The 1984 television version featured Ann-Margret as Blanche, Treat Williams as Stanley, Beverly D'Angelo as Stella and Randy Quaid as Mitch. It was directed by John Erman and the teleplay was adapted by Oscar Saul. The music score by composed by Marvin Hamlisch. Ann-Margret, D'Angelo and Quaid were all nominated for Emmy Awards, but none won. However, it did win four Emmys, including one for cinematographer Bill Butler. Ann-Margret won a Golden Globe award for her performance, and Treat Williams was nominated for Best Actor in a Miniseries or TV Movie.
A 1995 television version was based on the highly successful Broadway revival that starred Alec Baldwin and Jessica Lange. However, only Baldwin and Lange were from the stage production. The TV version added John Goodman as Mitch and Diane Lane as Stella. This production was directed by Glenn Jordan. Baldwin, Lange and Goodman all received Emmy Award nominations. Lange won a Golden Globe award (for Best Actress in a Miniseries or TV Movie), and Baldwin was nominated for Best Actor.
In 1998, PBS aired a taped version of the opera adaptation that featured the original San Francisco Opera cast. The program received an Emmy Award nomination for Outstanding Classical Music/Dance Program.[43]
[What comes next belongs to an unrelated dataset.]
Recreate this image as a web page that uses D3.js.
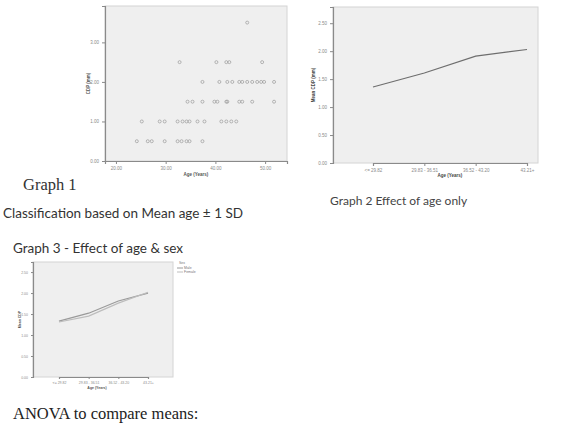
<!DOCTYPE html>
<html>
<head>
<meta charset="utf-8">
<script src="https://cdn.jsdelivr.net/npm/d3@7"></script>
<style>
  body { margin: 0; background: #fff; }
  svg { display: block; }
</style>
</head>
<body>
<div id="chart"></div>
<script>
// Graph 1 - scatter of CDP vs age
const scatterAges = [
  24.2, 26.4, 27.2, 29.8, 32.4, 33.2, 34.2, 34.8, 37.4,
  25.2, 28.8, 29.8, 32.4, 33.4, 34.2, 34.8, 36.4, 37.8, 41.2, 42.2, 43.2, 44.2,
  34.4, 35.4, 37.4, 39.8, 40.4, 42.2, 42.4, 44.8, 45.4, 47.4, 51.8,
  37.4, 40.8, 42.4, 43.4, 44.8, 45.4, 46.4, 47.4, 48.4, 49.2, 49.8, 51.8,
  32.8, 40.2, 42.2, 42.8, 49.4,
  46.4
];
const scatterCdp = [
  0.5, 0.5, 0.5, 0.5, 0.5, 0.5, 0.5, 0.5, 0.5,
  1, 1, 1, 1, 1, 1, 1, 1, 1, 1, 1, 1, 1,
  1.5, 1.5, 1.5, 1.5, 1.5, 1.5, 1.5, 1.5, 1.5, 1.5, 1.5,
  2, 2, 2, 2, 2, 2, 2, 2, 2, 2, 2, 2,
  2.5, 2.5, 2.5, 2.5, 2.5,
  3.5
];
const scatterXTicks = [20, 30, 40, 50];
const scatterYTicks = [0, 1, 2, 3];

// Graph 2 - mean CDP by age group
const ageGroups = ["<= 29.82", "29.83 - 36.51", "36.52 - 43.20", "43.21+"];
const meanCdp = [1.36, 1.61, 1.91, 2.03];
const meanYTicks = [0, 0.5, 1, 1.5, 2, 2.5];

// Graph 3 - mean CDP by age group and sex
const sexGroups = ["Male", "Female"];
const meanCdpMale = [1.33, 1.52, 1.81, 2.0];
const meanCdpFemale = [1.31, 1.45, 1.76, 2.02];

const svg = d3.select("#chart").append("svg")
  .attr("width", 577)
  .attr("height", 423);

const tickFont = "Liberation Sans, Arial, sans-serif";
const captionFont = "Lato, Open Sans, sans-serif";
const serifFont = "Liberation Serif, Times New Roman, serif";

function frame(box) {
  svg.append("rect")
    .attr("x", box.left).attr("y", box.top)
    .attr("width", box.right - box.left).attr("height", box.bottom - box.top)
    .attr("fill", "#efefef")
    .attr("stroke", "#d4d4d4")
    .attr("stroke-width", 1);
}

function styleAxis(g) {
  g.select(".domain").attr("stroke", "#8a8a8a").attr("stroke-width", 1.2);
  g.selectAll(".tick line").attr("stroke", "#8a8a8a");
  g.selectAll(".tick text")
    .attr("fill", "#8a8a8a")
    .attr("font-family", tickFont)
    .attr("font-size", 4.5);
}

// ---------- Graph 1 ----------
const g1 = { left: 105, right: 287, top: 6, bottom: 161 };
frame(g1);

const x1 = d3.scaleLinear().domain([17.8, 54.4]).range([g1.left, g1.right]);
const y1 = d3.scaleLinear().domain([0, 3.92]).range([g1.bottom, g1.top]);

svg.append("g")
  .attr("transform", `translate(0,${g1.bottom})`)
  .call(d3.axisBottom(x1).tickValues(scatterXTicks).tickSize(3).tickFormat(d3.format(".2f")))
  .call(styleAxis);

svg.append("g")
  .attr("transform", `translate(${g1.left},0)`)
  .call(d3.axisLeft(y1).tickValues(scatterYTicks).tickSize(3).tickFormat(d3.format(".2f")))
  .call(styleAxis);

svg.append("g").selectAll("circle")
  .data(scatterAges.map((age, i) => ({ age, cdp: scatterCdp[i] })))
  .enter().append("circle")
  .attr("cx", d => x1(d.age))
  .attr("cy", d => y1(d.cdp))
  .attr("r", 1.5)
  .attr("fill", "none")
  .attr("stroke", "#9a9a9a")
  .attr("stroke-width", 0.7);

svg.append("text")
  .attr("x", (g1.left + g1.right) / 2).attr("y", 176)
  .attr("text-anchor", "middle")
  .attr("font-family", tickFont).attr("font-size", 4.5).attr("font-weight", "bold")
  .attr("fill", "#555")
  .text("Age (Years)");

svg.append("text")
  .attr("transform", `translate(90,${(g1.top + g1.bottom) / 2}) rotate(-90)`)
  .attr("text-anchor", "middle")
  .attr("font-family", tickFont).attr("font-size", 4.5).attr("font-weight", "bold")
  .attr("fill", "#555")
  .text("CDP (mm)");

// ---------- Graph 2 ----------
const g2 = { left: 333, right: 538, top: 7, bottom: 163 };
frame(g2);

const x2 = d3.scalePoint().domain(ageGroups).range([g2.left + 40, g2.right - 11]);
const y2 = d3.scaleLinear().domain([0, 2.79]).range([g2.bottom, g2.top]);

svg.append("g")
  .attr("transform", `translate(0,${g2.bottom})`)
  .call(d3.axisBottom(x2).tickSize(3))
  .call(styleAxis);

svg.append("g")
  .attr("transform", `translate(${g2.left},0)`)
  .call(d3.axisLeft(y2).tickValues(meanYTicks).tickSize(3).tickFormat(d3.format(".2f")))
  .call(styleAxis);

svg.append("path")
  .datum(meanCdp)
  .attr("fill", "none")
  .attr("stroke", "#6e6e6e")
  .attr("stroke-width", 1.2)
  .attr("d", d3.line().x((d, i) => x2(ageGroups[i])).y(d => y2(d)));

svg.append("text")
  .attr("x", 450).attr("y", 177)
  .attr("text-anchor", "middle")
  .attr("font-family", tickFont).attr("font-size", 4.5).attr("font-weight", "bold")
  .attr("fill", "#444")
  .text("Age (Years)");

svg.append("text")
  .attr("transform", `translate(315,${(g2.top + g2.bottom) / 2}) rotate(-90)`)
  .attr("text-anchor", "middle")
  .attr("font-family", tickFont).attr("font-size", 4.5).attr("font-weight", "bold")
  .attr("fill", "#444")
  .text("Mean CDP (mm)");

// ---------- Graph 3 ----------
const g3 = { left: 33, right: 173, top: 262, bottom: 377 };
frame(g3);

const x3 = d3.scalePoint().domain(ageGroups).range([g3.left + 26, g3.right - 25]);
const y3 = d3.scaleLinear().domain([0, 2.74]).range([g3.bottom, g3.top]);

svg.append("g")
  .attr("transform", `translate(0,${g3.bottom})`)
  .call(d3.axisBottom(x3).tickSize(2))
  .call(styleAxis)
  .call(g => g.selectAll(".tick text").attr("font-size", 3.5));

svg.append("g")
  .attr("transform", `translate(${g3.left},0)`)
  .call(d3.axisLeft(y3).tickValues(meanYTicks).tickSize(2).tickFormat(d3.format(".2f")))
  .call(styleAxis)
  .call(g => g.selectAll(".tick text").attr("font-size", 3.5));

const sexSeries = [meanCdpMale, meanCdpFemale];
const sexColors = ["#9a9a9a", "#bdbdbd"];
svg.append("g").selectAll("path")
  .data(sexSeries)
  .enter().append("path")
  .attr("fill", "none")
  .attr("stroke", (d, i) => sexColors[i])
  .attr("stroke-width", 1.2)
  .attr("d", d3.line().x((d, i) => x3(ageGroups[i])).y(d => y3(d)));

svg.append("text")
  .attr("x", 97).attr("y", 389)
  .attr("text-anchor", "middle")
  .attr("font-family", tickFont).attr("font-size", 3.5).attr("font-weight", "bold")
  .attr("fill", "#555")
  .text("Age (Years)");

svg.append("text")
  .attr("transform", `translate(21,${(g3.top + g3.bottom) / 2}) rotate(-90)`)
  .attr("text-anchor", "middle")
  .attr("font-family", tickFont).attr("font-size", 3.5).attr("font-weight", "bold")
  .attr("fill", "#555")
  .text("Mean CDP");

// legend
const legend = svg.append("g").attr("transform", "translate(177,264)");
legend.append("text")
  .attr("x", 2).attr("y", 0)
  .attr("font-family", tickFont).attr("font-size", 3.5).attr("fill", "#777")
  .text("Sex");
sexGroups.forEach((s, i) => {
  legend.append("line")
    .attr("x1", 0).attr("x2", 6)
    .attr("y1", 4 + i * 4).attr("y2", 4 + i * 4)
    .attr("stroke", sexColors[i]).attr("stroke-width", 1);
  legend.append("text")
    .attr("x", 7).attr("y", 5.2 + i * 4)
    .attr("font-family", tickFont).attr("font-size", 3.5).attr("fill", "#777")
    .text(s);
});

// ---------- captions ----------
svg.append("text")
  .attr("x", 23).attr("y", 190)
  .attr("font-family", serifFont)
  .attr("font-size", 16.5).attr("fill", "#333")
  .text("Graph 1");

svg.append("text")
  .attr("x", 330).attr("y", 205)
  .attr("font-family", captionFont)
  .attr("font-size", 12).attr("fill", "#444")
  .text("Graph 2 Effect of age only");

svg.append("text")
  .attr("x", 3).attr("y", 218)
  .attr("font-family", captionFont)
  .attr("font-size", 13.5).attr("fill", "#333")
  .text("Classification based on Mean age \u00b1 1 SD");

svg.append("text")
  .attr("x", 13).attr("y", 253)
  .attr("font-family", captionFont)
  .attr("font-size", 13.5).attr("fill", "#333")
  .text("Graph 3 - Effect of age & sex");

svg.append("text")
  .attr("x", 13).attr("y", 419)
  .attr("font-family", serifFont)
  .attr("font-size", 16.5).attr("fill", "#222")
  .text("ANOVA to compare means:");
</script>
</body>
</html>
In a 1992 episode of The Simpsons, "A Streetcar Named Marge", a musical version of the play, titled Oh, Streetcar!, was featured. Ned Flanders and Marge Simpson took the leading roles as Stanley and Blanche, respectively.[44]
In a 2016 episode of The Originals, titled "A Streetcar Named Desire", Klaus Mikaelson and Elijah Mikaelson are forced to face two siblings, Tristan and Aurora de Martel, once friends but now foes.
The Desire Line ran from 1920 to 1948, at the height of streetcar use in New Orleans. The route ran down Royal, through the Quarter, to Desire Street in the Bywater district, and back up to Canal. Blanche's route in the play—"They told me to take a streetcar named Desire, transfer to one called Cemeteries and ride six blocks and get off at—Elysian Fields!"—is allegorical, taking advantage of New Orleans's colorful street names: the Desire line crossed Elysian Fields Avenue on its way to Canal Street. There, one could transfer to the Cemeteries line, which ran along Canal, blocks away from Elysian Fields.
The character of Blanche is thought to be based on Williams' sister, Rose Williams, who struggled with mental health problems and became incapacitated after a lobotomy. The success of the play enabled Williams to finance his sister's care.[45] Other biographical elements include Williams' mother being a Southern lady reflected in the Southern background of Stella and Blanche, and his father being a travelling salesman (as reflected in Stanley's character) who enjoyed drinking and playing poker with his friends. Williams was born in Columbus, Mississippi and had a family home in St. Louis. The common motifs of homosexuality and mental illness in the play come from his struggle with his sexual orientation and his experience with his sister's mental illness. Stanley's loathing for Blanche's prim and proper attitude probably was inspired by Williams's father's aversion to his mother's Southern airs.[46]
The theatre critic and former actress Blanche Marvin, a friend of Williams, says the playwright used her name for the character Blanche DuBois, named the character's sister Stella after Marvin's former surname Zohar (which means Star), and took the play's line "I've always depended on the kindness of strangers" from something she said to him.[47]
"A Streetcar Named Success" is an essay by Tennessee Williams about art and the artist's role in society. It often is included in paper editions of A Streetcar Named Desire. A version of this essay first appeared in The New York Times on November 30, 1947, four days before the opening of A Streetcar Named Desire. Another version of this essay, titled "The Catastrophe of Success", is sometimes used as an introduction to The Glass Menagerie.